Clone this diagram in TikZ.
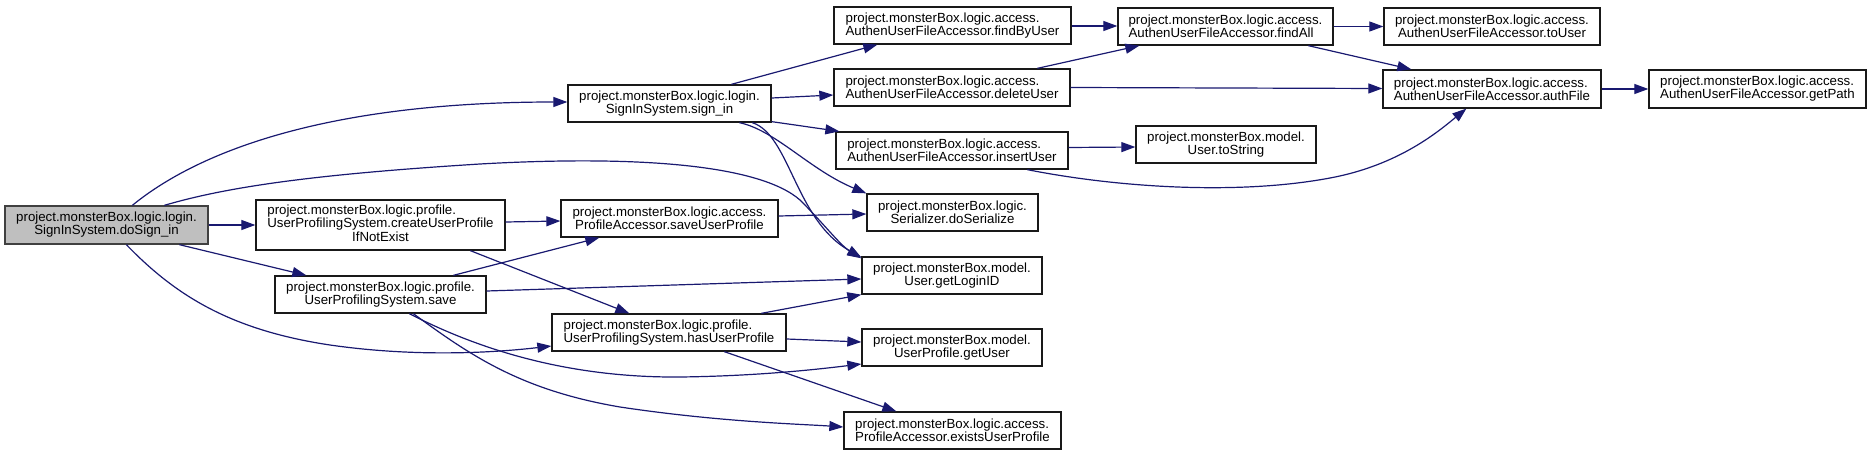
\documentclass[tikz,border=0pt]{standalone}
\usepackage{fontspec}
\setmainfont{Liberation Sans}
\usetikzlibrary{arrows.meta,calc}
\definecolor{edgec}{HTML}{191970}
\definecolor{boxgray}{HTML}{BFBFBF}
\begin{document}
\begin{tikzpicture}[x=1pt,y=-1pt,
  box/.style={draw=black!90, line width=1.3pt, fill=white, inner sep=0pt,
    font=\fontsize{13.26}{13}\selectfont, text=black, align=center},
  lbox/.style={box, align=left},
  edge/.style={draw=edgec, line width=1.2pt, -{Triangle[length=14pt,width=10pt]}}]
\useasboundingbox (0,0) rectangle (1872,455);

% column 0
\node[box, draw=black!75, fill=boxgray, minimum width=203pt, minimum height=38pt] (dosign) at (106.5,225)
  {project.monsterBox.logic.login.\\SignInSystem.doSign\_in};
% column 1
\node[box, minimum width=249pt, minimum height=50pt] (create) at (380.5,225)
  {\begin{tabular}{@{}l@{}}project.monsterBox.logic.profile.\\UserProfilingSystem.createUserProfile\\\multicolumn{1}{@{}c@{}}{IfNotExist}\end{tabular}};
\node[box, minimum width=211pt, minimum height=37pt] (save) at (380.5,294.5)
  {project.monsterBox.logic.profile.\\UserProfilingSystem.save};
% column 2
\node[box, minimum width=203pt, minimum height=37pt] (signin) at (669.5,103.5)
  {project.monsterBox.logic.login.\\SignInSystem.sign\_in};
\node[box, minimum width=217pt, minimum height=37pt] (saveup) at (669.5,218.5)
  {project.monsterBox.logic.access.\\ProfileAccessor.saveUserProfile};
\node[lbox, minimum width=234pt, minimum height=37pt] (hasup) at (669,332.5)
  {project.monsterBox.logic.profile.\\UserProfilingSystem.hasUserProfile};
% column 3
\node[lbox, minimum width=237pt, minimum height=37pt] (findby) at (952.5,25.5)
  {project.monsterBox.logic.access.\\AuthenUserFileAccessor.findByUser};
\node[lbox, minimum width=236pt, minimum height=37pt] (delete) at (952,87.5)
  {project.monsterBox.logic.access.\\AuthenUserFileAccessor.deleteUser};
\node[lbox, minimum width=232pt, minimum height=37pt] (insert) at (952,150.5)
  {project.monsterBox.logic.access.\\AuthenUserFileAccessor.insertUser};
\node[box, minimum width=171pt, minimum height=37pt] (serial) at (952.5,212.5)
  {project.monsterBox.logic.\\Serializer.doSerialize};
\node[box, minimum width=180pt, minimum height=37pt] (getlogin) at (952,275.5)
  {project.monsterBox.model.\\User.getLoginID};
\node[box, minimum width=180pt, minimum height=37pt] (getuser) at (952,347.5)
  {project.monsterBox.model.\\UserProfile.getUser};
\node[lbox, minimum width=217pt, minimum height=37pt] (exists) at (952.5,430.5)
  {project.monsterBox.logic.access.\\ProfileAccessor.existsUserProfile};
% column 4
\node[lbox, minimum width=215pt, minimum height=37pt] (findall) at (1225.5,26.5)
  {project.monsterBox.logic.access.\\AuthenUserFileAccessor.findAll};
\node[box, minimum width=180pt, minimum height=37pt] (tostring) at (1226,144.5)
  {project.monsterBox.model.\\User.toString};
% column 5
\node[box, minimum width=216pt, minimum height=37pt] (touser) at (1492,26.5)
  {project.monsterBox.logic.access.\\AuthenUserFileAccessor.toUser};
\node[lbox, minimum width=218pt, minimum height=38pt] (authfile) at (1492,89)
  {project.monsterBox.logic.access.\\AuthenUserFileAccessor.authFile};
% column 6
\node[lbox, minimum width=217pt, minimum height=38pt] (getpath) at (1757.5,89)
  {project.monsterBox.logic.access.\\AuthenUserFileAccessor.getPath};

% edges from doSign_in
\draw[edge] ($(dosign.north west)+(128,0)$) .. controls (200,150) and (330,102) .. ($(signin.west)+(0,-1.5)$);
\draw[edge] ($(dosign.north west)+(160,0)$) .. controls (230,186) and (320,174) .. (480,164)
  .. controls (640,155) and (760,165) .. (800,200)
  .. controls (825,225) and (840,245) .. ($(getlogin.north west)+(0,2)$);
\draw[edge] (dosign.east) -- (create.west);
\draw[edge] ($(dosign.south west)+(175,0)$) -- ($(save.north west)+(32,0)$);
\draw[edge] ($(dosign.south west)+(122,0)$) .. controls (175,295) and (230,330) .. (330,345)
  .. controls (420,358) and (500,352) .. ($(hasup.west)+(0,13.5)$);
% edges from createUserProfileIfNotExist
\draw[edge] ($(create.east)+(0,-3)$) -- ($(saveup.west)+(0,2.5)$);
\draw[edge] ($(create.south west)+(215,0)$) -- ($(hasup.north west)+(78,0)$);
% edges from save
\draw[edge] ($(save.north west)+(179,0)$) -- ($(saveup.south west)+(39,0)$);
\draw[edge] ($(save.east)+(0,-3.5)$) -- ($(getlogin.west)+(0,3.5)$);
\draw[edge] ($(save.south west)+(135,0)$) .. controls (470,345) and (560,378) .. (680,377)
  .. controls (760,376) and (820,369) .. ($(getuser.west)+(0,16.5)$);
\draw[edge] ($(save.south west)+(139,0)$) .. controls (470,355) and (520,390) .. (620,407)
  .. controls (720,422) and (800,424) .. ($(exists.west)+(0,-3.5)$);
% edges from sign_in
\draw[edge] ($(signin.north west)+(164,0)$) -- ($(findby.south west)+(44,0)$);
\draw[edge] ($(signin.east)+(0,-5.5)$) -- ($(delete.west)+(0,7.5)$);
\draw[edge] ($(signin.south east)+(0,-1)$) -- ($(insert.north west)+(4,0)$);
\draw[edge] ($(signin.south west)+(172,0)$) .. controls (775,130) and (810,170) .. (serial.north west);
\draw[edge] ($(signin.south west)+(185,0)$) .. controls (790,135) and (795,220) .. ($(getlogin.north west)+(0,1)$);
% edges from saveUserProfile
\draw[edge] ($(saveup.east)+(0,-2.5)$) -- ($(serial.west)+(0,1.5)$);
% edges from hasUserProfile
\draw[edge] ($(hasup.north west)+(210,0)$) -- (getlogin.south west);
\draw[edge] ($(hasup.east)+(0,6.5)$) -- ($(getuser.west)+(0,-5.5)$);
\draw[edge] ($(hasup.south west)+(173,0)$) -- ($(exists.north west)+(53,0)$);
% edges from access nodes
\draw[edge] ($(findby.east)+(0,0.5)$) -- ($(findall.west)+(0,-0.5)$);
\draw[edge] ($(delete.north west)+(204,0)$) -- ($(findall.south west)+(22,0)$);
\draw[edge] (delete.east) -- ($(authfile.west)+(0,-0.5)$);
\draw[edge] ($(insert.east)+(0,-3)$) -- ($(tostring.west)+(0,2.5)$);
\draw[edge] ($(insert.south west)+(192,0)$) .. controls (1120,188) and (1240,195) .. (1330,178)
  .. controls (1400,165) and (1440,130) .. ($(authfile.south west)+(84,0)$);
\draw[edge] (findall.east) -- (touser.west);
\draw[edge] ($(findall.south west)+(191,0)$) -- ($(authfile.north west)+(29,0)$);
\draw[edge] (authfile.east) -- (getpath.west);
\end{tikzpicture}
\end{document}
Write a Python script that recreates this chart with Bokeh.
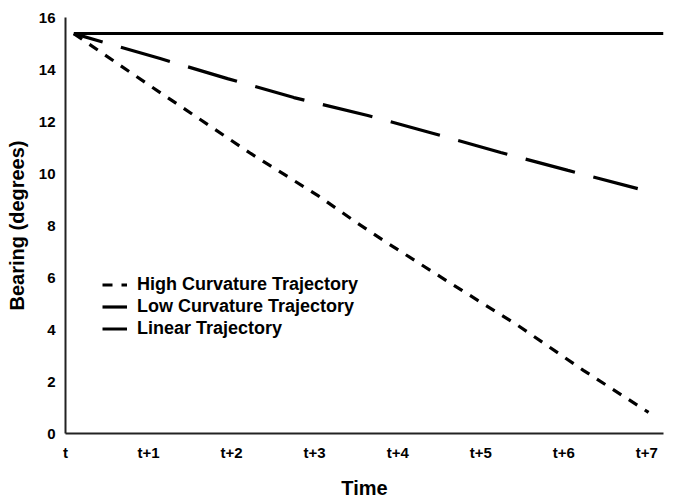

== == ==

Task objective: What is the number of lines in these records that contain "this"? Reply with the number only.

Correct answer: 2